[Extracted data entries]

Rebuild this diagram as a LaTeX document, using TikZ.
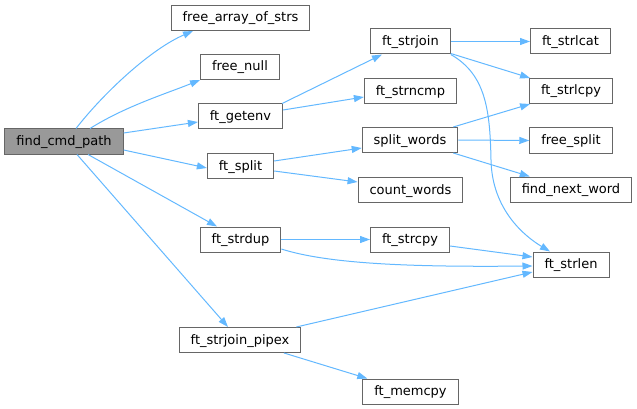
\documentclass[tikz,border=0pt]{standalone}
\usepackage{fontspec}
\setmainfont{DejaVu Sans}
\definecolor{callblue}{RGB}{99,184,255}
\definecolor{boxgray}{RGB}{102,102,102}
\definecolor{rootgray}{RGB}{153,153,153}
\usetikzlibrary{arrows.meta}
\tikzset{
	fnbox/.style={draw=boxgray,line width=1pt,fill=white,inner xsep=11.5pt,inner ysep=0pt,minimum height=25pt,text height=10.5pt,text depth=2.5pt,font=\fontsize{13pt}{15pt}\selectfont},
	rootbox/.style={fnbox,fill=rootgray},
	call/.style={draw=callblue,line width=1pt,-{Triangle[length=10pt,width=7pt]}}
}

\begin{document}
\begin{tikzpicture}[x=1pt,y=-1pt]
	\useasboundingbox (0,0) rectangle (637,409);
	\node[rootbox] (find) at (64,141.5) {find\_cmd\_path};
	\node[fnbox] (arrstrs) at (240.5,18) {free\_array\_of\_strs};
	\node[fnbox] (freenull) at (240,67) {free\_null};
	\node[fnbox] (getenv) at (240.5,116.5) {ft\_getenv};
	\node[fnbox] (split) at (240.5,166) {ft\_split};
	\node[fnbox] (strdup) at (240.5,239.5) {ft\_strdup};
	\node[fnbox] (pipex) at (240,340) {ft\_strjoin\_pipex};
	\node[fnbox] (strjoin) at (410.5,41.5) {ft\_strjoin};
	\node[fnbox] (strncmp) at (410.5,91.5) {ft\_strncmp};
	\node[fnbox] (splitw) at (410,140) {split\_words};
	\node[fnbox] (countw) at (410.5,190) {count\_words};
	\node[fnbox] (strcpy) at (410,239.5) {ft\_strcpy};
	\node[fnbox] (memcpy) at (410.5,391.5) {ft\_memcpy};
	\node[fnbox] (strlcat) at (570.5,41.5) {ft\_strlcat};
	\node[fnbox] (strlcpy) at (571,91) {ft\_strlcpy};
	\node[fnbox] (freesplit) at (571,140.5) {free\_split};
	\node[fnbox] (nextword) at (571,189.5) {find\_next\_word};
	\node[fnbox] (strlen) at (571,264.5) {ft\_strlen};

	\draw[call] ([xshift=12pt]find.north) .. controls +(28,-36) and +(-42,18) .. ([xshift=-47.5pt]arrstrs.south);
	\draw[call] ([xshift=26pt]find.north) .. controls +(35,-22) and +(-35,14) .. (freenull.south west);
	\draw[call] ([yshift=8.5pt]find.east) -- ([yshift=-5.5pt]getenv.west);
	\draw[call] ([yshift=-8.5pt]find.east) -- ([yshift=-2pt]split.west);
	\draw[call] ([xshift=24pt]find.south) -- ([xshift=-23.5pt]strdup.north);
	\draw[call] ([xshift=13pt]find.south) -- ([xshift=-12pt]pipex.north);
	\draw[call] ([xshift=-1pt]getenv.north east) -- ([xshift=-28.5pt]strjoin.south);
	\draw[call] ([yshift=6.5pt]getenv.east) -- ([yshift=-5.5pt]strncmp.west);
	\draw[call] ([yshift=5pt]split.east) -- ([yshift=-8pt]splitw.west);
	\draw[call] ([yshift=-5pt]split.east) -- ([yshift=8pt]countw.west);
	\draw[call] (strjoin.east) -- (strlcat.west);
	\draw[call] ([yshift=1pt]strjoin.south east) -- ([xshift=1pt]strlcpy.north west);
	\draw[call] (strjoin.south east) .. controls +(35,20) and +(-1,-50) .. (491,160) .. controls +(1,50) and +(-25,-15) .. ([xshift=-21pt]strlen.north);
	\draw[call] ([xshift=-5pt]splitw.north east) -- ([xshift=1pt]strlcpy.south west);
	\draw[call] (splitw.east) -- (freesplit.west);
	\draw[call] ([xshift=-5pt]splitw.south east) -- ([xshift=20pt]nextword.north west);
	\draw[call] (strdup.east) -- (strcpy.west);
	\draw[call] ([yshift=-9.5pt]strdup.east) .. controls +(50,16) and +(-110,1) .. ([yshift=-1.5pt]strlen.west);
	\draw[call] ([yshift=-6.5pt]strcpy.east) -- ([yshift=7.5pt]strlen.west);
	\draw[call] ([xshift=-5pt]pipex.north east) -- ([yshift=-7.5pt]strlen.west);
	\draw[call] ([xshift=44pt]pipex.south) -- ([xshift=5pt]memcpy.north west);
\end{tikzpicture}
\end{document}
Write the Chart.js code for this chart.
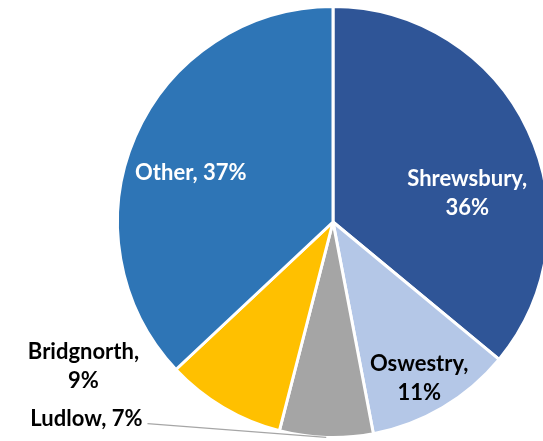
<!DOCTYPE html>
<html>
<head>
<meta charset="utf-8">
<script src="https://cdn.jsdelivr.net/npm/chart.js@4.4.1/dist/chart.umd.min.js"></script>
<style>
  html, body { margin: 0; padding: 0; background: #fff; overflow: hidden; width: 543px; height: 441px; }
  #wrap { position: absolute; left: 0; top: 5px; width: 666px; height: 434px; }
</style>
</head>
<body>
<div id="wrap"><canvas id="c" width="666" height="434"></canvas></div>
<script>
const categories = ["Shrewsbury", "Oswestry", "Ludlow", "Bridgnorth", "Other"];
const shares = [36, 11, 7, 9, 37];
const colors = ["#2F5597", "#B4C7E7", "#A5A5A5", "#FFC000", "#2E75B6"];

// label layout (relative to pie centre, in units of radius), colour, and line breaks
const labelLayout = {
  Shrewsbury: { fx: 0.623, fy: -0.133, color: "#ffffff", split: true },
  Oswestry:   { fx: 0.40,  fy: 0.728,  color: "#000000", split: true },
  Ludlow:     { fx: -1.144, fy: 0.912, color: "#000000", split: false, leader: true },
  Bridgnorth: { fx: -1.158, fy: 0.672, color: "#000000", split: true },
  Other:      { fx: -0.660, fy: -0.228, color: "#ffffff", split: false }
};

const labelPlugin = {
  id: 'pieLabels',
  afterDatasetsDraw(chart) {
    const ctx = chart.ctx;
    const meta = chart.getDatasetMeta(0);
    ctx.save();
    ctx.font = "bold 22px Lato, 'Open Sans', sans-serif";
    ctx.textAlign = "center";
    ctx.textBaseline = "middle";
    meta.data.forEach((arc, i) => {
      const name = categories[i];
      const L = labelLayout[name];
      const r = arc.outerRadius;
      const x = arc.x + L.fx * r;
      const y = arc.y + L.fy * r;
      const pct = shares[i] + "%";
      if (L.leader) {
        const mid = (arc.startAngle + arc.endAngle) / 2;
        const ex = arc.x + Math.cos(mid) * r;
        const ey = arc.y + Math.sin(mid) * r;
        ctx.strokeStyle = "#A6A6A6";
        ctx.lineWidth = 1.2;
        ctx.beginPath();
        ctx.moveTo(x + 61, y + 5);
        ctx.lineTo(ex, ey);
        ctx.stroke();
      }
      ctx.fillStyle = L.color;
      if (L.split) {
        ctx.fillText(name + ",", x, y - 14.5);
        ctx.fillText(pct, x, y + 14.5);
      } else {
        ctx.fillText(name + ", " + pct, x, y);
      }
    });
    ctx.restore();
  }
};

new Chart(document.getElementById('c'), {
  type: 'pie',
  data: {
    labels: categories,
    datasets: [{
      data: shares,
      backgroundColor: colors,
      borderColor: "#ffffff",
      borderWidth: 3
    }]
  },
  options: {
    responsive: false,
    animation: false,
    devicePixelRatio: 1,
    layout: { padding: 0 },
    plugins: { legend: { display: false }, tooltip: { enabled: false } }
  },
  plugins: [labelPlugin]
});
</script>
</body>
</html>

**What you should do**
Leave the pictures out and write out every entry exactly as given.

**Finished answer**
Rebuild this diagram as a LaTeX document, using TikZ.
\documentclass[tikz,border=0pt]{standalone}
\usepackage{fontspec}
\setmainfont{DejaVu Sans}
\definecolor{callblue}{RGB}{99,184,255}
\definecolor{boxgray}{RGB}{102,102,102}
\definecolor{rootgray}{RGB}{153,153,153}
\usetikzlibrary{arrows.meta}
\tikzset{
	fnbox/.style={draw=boxgray,line width=1pt,fill=white,inner xsep=11.5pt,inner ysep=0pt,minimum height=25pt,text height=10.5pt,text depth=2.5pt,font=\fontsize{13pt}{15pt}\selectfont},
	rootbox/.style={fnbox,fill=rootgray},
	call/.style={draw=callblue,line width=1pt,-{Triangle[length=10pt,width=7pt]}}
}

\begin{document}
\begin{tikzpicture}[x=1pt,y=-1pt]
	\useasboundingbox (0,0) rectangle (637,409);
	\node[rootbox] (find) at (64,141.5) {find\_cmd\_path};
	\node[fnbox] (arrstrs) at (240.5,18) {free\_array\_of\_strs};
	\node[fnbox] (freenull) at (240,67) {free\_null};
	\node[fnbox] (getenv) at (240.5,116.5) {ft\_getenv};
	\node[fnbox] (split) at (240.5,166) {ft\_split};
	\node[fnbox] (strdup) at (240.5,239.5) {ft\_strdup};
	\node[fnbox] (pipex) at (240,340) {ft\_strjoin\_pipex};
	\node[fnbox] (strjoin) at (410.5,41.5) {ft\_strjoin};
	\node[fnbox] (strncmp) at (410.5,91.5) {ft\_strncmp};
	\node[fnbox] (splitw) at (410,140) {split\_words};
	\node[fnbox] (countw) at (410.5,190) {count\_words};
	\node[fnbox] (strcpy) at (410,239.5) {ft\_strcpy};
	\node[fnbox] (memcpy) at (410.5,391.5) {ft\_memcpy};
	\node[fnbox] (strlcat) at (570.5,41.5) {ft\_strlcat};
	\node[fnbox] (strlcpy) at (571,91) {ft\_strlcpy};
	\node[fnbox] (freesplit) at (571,140.5) {free\_split};
	\node[fnbox] (nextword) at (571,189.5) {find\_next\_word};
	\node[fnbox] (strlen) at (571,264.5) {ft\_strlen};

	\draw[call] ([xshift=12pt]find.north) .. controls +(28,-36) and +(-42,18) .. ([xshift=-47.5pt]arrstrs.south);
	\draw[call] ([xshift=26pt]find.north) .. controls +(35,-22) and +(-35,14) .. (freenull.south west);
	\draw[call] ([yshift=8.5pt]find.east) -- ([yshift=-5.5pt]getenv.west);
	\draw[call] ([yshift=-8.5pt]find.east) -- ([yshift=-2pt]split.west);
	\draw[call] ([xshift=24pt]find.south) -- ([xshift=-23.5pt]strdup.north);
	\draw[call] ([xshift=13pt]find.south) -- ([xshift=-12pt]pipex.north);
	\draw[call] ([xshift=-1pt]getenv.north east) -- ([xshift=-28.5pt]strjoin.south);
	\draw[call] ([yshift=6.5pt]getenv.east) -- ([yshift=-5.5pt]strncmp.west);
	\draw[call] ([yshift=5pt]split.east) -- ([yshift=-8pt]splitw.west);
	\draw[call] ([yshift=-5pt]split.east) -- ([yshift=8pt]countw.west);
	\draw[call] (strjoin.east) -- (strlcat.west);
	\draw[call] ([yshift=1pt]strjoin.south east) -- ([xshift=1pt]strlcpy.north west);
	\draw[call] (strjoin.south east) .. controls +(35,20) and +(-1,-50) .. (491,160) .. controls +(1,50) and +(-25,-15) .. ([xshift=-21pt]strlen.north);
	\draw[call] ([xshift=-5pt]splitw.north east) -- ([xshift=1pt]strlcpy.south west);
	\draw[call] (splitw.east) -- (freesplit.west);
	\draw[call] ([xshift=-5pt]splitw.south east) -- ([xshift=20pt]nextword.north west);
	\draw[call] (strdup.east) -- (strcpy.west);
	\draw[call] ([yshift=-9.5pt]strdup.east) .. controls +(50,16) and +(-110,1) .. ([yshift=-1.5pt]strlen.west);
	\draw[call] ([yshift=-6.5pt]strcpy.east) -- ([yshift=7.5pt]strlen.west);
	\draw[call] ([xshift=-5pt]pipex.north east) -- ([yshift=-7.5pt]strlen.west);
	\draw[call] ([xshift=44pt]pipex.south) -- ([xshift=5pt]memcpy.north west);
\end{tikzpicture}
\end{document}
Write the Chart.js code for this chart.
<!DOCTYPE html>
<html>
<head>
<meta charset="utf-8">
<script src="https://cdn.jsdelivr.net/npm/chart.js@4.4.1/dist/chart.umd.min.js"></script>
<style>
  html, body { margin: 0; padding: 0; background: #fff; overflow: hidden; width: 543px; height: 441px; }
  #wrap { position: absolute; left: 0; top: 5px; width: 666px; height: 434px; }
</style>
</head>
<body>
<div id="wrap"><canvas id="c" width="666" height="434"></canvas></div>
<script>
const categories = ["Shrewsbury", "Oswestry", "Ludlow", "Bridgnorth", "Other"];
const shares = [36, 11, 7, 9, 37];
const colors = ["#2F5597", "#B4C7E7", "#A5A5A5", "#FFC000", "#2E75B6"];

// label layout (relative to pie centre, in units of radius), colour, and line breaks
const labelLayout = {
  Shrewsbury: { fx: 0.623, fy: -0.133, color: "#ffffff", split: true },
  Oswestry:   { fx: 0.40,  fy: 0.728,  color: "#000000", split: true },
  Ludlow:     { fx: -1.144, fy: 0.912, color: "#000000", split: false, leader: true },
  Bridgnorth: { fx: -1.158, fy: 0.672, color: "#000000", split: true },
  Other:      { fx: -0.660, fy: -0.228, color: "#ffffff", split: false }
};

const labelPlugin = {
  id: 'pieLabels',
  afterDatasetsDraw(chart) {
    const ctx = chart.ctx;
    const meta = chart.getDatasetMeta(0);
    ctx.save();
    ctx.font = "bold 22px Lato, 'Open Sans', sans-serif";
    ctx.textAlign = "center";
    ctx.textBaseline = "middle";
    meta.data.forEach((arc, i) => {
      const name = categories[i];
      const L = labelLayout[name];
      const r = arc.outerRadius;
      const x = arc.x + L.fx * r;
      const y = arc.y + L.fy * r;
      const pct = shares[i] + "%";
      if (L.leader) {
        const mid = (arc.startAngle + arc.endAngle) / 2;
        const ex = arc.x + Math.cos(mid) * r;
        const ey = arc.y + Math.sin(mid) * r;
        ctx.strokeStyle = "#A6A6A6";
        ctx.lineWidth = 1.2;
        ctx.beginPath();
        ctx.moveTo(x + 61, y + 5);
        ctx.lineTo(ex, ey);
        ctx.stroke();
      }
      ctx.fillStyle = L.color;
      if (L.split) {
        ctx.fillText(name + ",", x, y - 14.5);
        ctx.fillText(pct, x, y + 14.5);
      } else {
        ctx.fillText(name + ", " + pct, x, y);
      }
    });
    ctx.restore();
  }
};

new Chart(document.getElementById('c'), {
  type: 'pie',
  data: {
    labels: categories,
    datasets: [{
      data: shares,
      backgroundColor: colors,
      borderColor: "#ffffff",
      borderWidth: 3
    }]
  },
  options: {
    responsive: false,
    animation: false,
    devicePixelRatio: 1,
    layout: { padding: 0 },
    plugins: { legend: { display: false }, tooltip: { enabled: false } }
  },
  plugins: [labelPlugin]
});
</script>
</body>
</html>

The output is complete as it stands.